◆ **GIVEN PROBLEM**
Give back exactly the lines from the beginning of the listing below to the line holding "plt.rcParams['font.family'] = ['Liberation", both ends included; the pictures stay out.

======== AVAILABLE DATA ========

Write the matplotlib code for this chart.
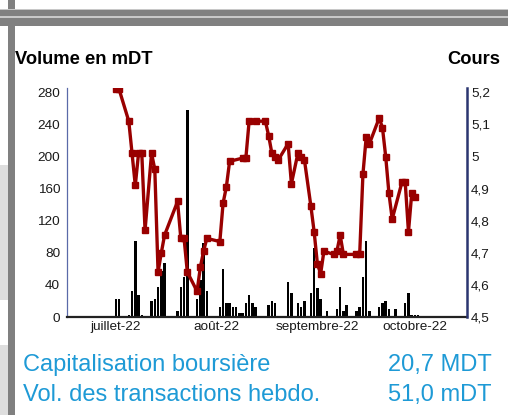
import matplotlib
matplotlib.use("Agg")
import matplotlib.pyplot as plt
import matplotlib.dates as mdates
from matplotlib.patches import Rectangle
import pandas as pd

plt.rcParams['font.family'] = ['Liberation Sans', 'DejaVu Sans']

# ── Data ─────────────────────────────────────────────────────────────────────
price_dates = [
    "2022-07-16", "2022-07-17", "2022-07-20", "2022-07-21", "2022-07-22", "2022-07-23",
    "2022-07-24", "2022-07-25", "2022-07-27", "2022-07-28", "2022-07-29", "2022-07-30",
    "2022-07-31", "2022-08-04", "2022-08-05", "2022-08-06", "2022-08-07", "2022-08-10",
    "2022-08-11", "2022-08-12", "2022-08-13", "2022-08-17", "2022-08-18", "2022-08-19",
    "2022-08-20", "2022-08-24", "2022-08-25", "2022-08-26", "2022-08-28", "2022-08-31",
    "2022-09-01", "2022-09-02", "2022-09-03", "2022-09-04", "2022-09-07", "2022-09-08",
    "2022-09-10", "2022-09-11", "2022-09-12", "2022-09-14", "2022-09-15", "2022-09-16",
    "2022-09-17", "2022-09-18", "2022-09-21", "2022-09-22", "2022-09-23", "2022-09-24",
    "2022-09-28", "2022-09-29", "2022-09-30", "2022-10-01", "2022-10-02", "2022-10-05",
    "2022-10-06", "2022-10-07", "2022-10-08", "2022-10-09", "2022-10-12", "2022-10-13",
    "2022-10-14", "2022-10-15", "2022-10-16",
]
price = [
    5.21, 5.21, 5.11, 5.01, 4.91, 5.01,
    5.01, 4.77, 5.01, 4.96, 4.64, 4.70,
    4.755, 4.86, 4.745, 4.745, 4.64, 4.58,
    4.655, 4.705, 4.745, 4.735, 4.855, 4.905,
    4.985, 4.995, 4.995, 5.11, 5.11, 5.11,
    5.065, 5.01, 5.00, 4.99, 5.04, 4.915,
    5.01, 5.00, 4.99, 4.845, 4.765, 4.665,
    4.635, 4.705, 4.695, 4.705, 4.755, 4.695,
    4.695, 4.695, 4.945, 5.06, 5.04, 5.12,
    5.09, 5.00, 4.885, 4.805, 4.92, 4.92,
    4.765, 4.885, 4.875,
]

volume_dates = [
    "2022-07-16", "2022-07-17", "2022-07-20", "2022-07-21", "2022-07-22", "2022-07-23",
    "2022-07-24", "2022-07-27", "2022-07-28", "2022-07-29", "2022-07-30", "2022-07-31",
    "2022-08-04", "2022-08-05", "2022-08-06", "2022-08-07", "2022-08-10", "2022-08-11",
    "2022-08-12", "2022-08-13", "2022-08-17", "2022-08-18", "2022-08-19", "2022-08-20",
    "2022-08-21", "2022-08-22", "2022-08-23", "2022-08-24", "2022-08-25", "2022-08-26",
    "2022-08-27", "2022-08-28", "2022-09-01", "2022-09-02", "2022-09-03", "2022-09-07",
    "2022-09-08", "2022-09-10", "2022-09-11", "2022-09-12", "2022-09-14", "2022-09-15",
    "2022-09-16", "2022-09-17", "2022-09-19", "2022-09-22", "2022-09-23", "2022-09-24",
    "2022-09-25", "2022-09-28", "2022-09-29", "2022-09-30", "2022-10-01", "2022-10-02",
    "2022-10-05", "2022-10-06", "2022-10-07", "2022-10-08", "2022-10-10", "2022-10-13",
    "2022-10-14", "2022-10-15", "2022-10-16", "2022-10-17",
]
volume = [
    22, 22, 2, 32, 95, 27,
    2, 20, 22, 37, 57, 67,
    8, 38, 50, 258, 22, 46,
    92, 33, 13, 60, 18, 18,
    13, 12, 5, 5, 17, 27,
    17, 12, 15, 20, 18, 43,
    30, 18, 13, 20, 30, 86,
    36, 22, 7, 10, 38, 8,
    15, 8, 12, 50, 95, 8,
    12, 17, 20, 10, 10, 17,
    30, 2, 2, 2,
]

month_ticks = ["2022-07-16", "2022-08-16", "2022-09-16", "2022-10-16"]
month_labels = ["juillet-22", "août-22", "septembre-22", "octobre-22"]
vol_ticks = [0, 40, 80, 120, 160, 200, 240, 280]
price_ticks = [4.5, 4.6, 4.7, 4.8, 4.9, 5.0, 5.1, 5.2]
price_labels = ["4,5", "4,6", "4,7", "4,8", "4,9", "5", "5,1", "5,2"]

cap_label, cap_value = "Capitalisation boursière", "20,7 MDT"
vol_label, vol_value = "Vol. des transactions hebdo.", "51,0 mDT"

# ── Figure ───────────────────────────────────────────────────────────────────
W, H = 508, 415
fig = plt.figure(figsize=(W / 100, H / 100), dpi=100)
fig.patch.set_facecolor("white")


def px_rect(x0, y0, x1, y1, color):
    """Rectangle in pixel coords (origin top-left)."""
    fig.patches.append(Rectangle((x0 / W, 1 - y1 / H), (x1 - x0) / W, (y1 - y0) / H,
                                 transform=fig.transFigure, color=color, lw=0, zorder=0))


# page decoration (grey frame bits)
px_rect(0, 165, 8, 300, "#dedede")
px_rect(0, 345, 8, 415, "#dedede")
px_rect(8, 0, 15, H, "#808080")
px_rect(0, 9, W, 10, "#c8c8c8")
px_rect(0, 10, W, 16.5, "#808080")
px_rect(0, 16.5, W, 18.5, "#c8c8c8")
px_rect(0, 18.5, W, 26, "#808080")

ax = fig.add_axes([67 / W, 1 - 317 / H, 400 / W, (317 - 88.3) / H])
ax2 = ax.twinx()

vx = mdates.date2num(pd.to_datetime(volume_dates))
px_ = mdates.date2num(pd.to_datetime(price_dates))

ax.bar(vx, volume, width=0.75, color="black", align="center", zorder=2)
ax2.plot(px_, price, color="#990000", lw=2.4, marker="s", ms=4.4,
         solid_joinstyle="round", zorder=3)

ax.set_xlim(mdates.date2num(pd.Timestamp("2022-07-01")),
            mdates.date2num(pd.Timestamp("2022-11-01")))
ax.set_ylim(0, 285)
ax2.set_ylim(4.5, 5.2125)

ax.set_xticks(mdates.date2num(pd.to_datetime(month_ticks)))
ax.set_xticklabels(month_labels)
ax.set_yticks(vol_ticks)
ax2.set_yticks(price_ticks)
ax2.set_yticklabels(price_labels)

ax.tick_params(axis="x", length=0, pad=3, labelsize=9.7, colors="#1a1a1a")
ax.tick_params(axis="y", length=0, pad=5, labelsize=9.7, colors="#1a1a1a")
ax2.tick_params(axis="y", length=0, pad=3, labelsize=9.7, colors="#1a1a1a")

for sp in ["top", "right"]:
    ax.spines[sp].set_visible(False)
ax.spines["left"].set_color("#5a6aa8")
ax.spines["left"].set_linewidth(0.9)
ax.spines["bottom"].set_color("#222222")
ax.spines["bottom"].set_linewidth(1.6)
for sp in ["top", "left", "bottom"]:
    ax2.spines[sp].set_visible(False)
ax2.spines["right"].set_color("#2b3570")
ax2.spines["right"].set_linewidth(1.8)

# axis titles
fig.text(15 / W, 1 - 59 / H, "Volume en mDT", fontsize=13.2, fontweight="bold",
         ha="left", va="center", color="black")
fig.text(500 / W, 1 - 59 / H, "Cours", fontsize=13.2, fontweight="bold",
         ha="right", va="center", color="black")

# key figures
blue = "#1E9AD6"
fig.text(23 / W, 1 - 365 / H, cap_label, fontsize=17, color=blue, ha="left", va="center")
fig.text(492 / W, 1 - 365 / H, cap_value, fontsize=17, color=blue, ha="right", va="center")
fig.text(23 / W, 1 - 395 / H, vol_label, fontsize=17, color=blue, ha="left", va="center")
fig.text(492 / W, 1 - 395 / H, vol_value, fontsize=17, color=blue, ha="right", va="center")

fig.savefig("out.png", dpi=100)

========

◆ **SOLUTION TO THE EXERCISE**
Write the matplotlib code for this chart.
import matplotlib
matplotlib.use("Agg")
import matplotlib.pyplot as plt
import matplotlib.dates as mdates
from matplotlib.patches import Rectangle
import pandas as pd

plt.rcParams['font.family'] = ['Liberation Sans', 'DejaVu Sans']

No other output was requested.